Judge strikes down healthcare reform law
By Tom Brown
MIAMI | Mon Jan 31, 2011 4:45pm EST
(Reuters) – A federal judge in Florida struck down President Barack Obama’s landmark healthcare overhaul as unconstitutional on Monday, in the biggest legal challenge yet to federal authority to enact the law.
U.S. District Judge Roger Vinson, appointed to the bench by Republican President Ronald Reagan, ruled that the reform law’s so-called individual mandate went too far in requiring that Americans start buying health insurance in 2014 or pay a penalty.
“Because the individual mandate is unconstitutional and not severable, the entire act must be declared void. This has been a difficult decision to reach, and I am aware that it will have indeterminable implications,” Vinson wrote.
Referring to a key provision in the Patient Protection and Affordable Care Act, he sided with governors and attorneys general from 26 U.S. states, almost all of whom are Republicans, in declaring it unconstitutional.
“Regardless of how laudable its attempts may have been to accomplish these goals in passing the Act, Congress must operate within the bounds established by the Constitution,” the judge ruled.
The administration said it may ask the U.S. appeals court to hold off on any changes in the implementation of the law pending an appeal Judge Vinson’s decision. The highly politicized issue will likely end up at the Supreme Court for final determination.
The plaintiffs represent more than half the U.S. states, so the Pensacola case has more prominence than some two dozen lawsuits filed in federal courts over the healthcare law.

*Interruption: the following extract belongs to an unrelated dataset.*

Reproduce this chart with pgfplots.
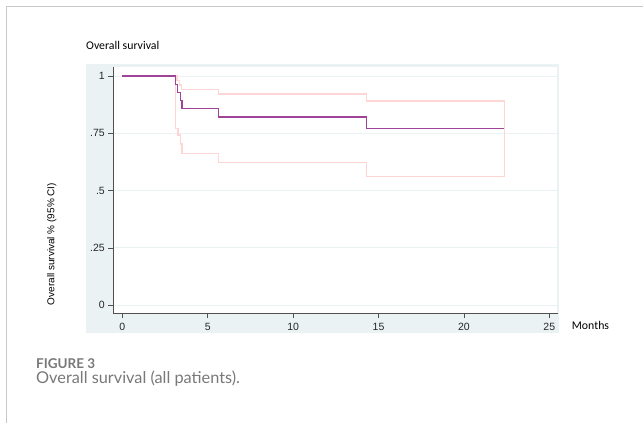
\documentclass[border=0pt]{standalone}
\usepackage{pgfplots}
\pgfplotsset{compat=1.18}
\usepackage{fontspec}
\setmainfont{Liberation Sans}
\newfontfamily\calfont{Carlito}
\newfontfamily\latofont{Lato}
\definecolor{bgc}{RGB}{234,242,243}
\definecolor{gridc}{RGB}{234,242,243}
\definecolor{framec}{RGB}{200,200,200}
\definecolor{axc}{RGB}{80,80,80}
\definecolor{survc}{RGB}{160,68,152}
\definecolor{cic}{RGB}{255,214,214}
\definecolor{capc}{RGB}{120,120,120}
\begin{document}
\begin{tikzpicture}[x=1pt,y=1pt]
\useasboundingbox (0,0) rectangle (643,-423);
\draw[color=framec, line width=1pt] (6,-423) -- (6,-6) -- (643,-6);
\fill[bgc] (86,-64) rectangle (559.3,-333.3);
\fill[white] (113.3,-66.7) rectangle (557.7,-313.3);
\begin{axis}[
  at={(113.3pt,-313.3pt)}, anchor=south west,
  scale only axis, width=444.4pt, height=246.6pt,
  xmin=-0.527, xmax=25.49, ymin=-0.0353, ymax=1.0406,
  axis lines=left,
  axis line style={-, draw=axc, line width=0.9pt},
  xtick={0,5,10,15,20,25},
  ytick={0,0.25,0.5,0.75,1},
  yticklabels={0,.25,.5,.75,1},
  tick align=outside,
  major tick length=5pt,
  tick style={draw=axc, line width=0.7pt},
  ymajorgrids=true,
  grid style={draw=gridc, line width=1pt},
  /pgf/number format/assume math mode=true,
  ticklabel style={font=\fontsize{10.5}{12}\selectfont, text=black!85},
  xticklabel style={yshift=-1pt},
  clip=false,
]
\addplot[const plot, draw=cic, line width=1.4pt] coordinates {
  (0,1) (3.20,0.98) (3.35,0.961) (3.48,0.942) (5.64,0.921) (14.29,0.891) (22.37,0.891) (22.37,0.561)
};
\addplot[const plot, draw=cic, line width=1.4pt] coordinates {
  (0,1) (3.13,0.772) (3.25,0.743) (3.42,0.703) (3.50,0.661) (5.64,0.622) (14.29,0.561) (22.37,0.561)
};
\addplot[const plot, draw=survc, line width=1.3pt] coordinates {
  (0,1) (3.13,0.964) (3.25,0.929) (3.42,0.893) (3.50,0.857) (5.64,0.821) (14.29,0.772) (22.37,0.772)
};
\end{axis}
\draw[bgc, line width=1pt] (557.3,-66.7) -- (557.3,-313.3);
\node[anchor=west, inner sep=0pt, font=\calfont\fontsize{11.8}{13}\selectfont] at (86,-45) {Overall survival};
\node[anchor=west, inner sep=0pt, font=\calfont\fontsize{11.8}{13}\selectfont] at (571.7,-325.5) {Months};
\node[rotate=90, inner sep=0pt, font=\fontsize{10}{12}\selectfont] at (51.7,-244) {Overall survival \% (95\% CI)};
\node[anchor=base west, inner sep=0pt, text=capc, font=\latofont\bfseries\fontsize{13.5}{15}\selectfont] at (36,-368.3) {FIGURE 3};
\node[anchor=base west, inner sep=0pt, text=capc, font=\latofont\fontsize{16.3}{18}\selectfont] at (36,-383.3) {Overall survival (all patients).};
\end{tikzpicture}
\end{document}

The healthcare overhaul enacted last year, a contentious cornerstone of Obama’s presidency, aims to expand health insurance to cover millions of uninsured Americans while also curbing costs. Administration officials insist it is constitutional and needed to stem huge projected increases in healthcare costs.
Two other district court judges have rejected challenges to the individual mandate.
But a federal district judge in Richmond, Virginia, last month struck down that central provision of the law in a case in that state, saying it invited an “unbridled exercise of federal police powers.”
RULING DRAWS SOME SHARP CRITICISM
There was immediate strong reaction to the ruling.
Ron Pollack, executive director of Families USA, an influential national advocacy group that pushed for the healthcare overhaul, called Vinson’s decision an example of “radical judicial activism run amok” and predicted it would be reversed on appeal.
“The decision flies in the face of three other decisions, contradicts decades of legal precedent, and could jeopardize families’ health care security,” he said in a statement.
Vinson’s ruling was dramatically broader than the one in Richmond, however, since his colleague there only struck down the individual mandate requirement and refused to invalidate the entire healthcare law.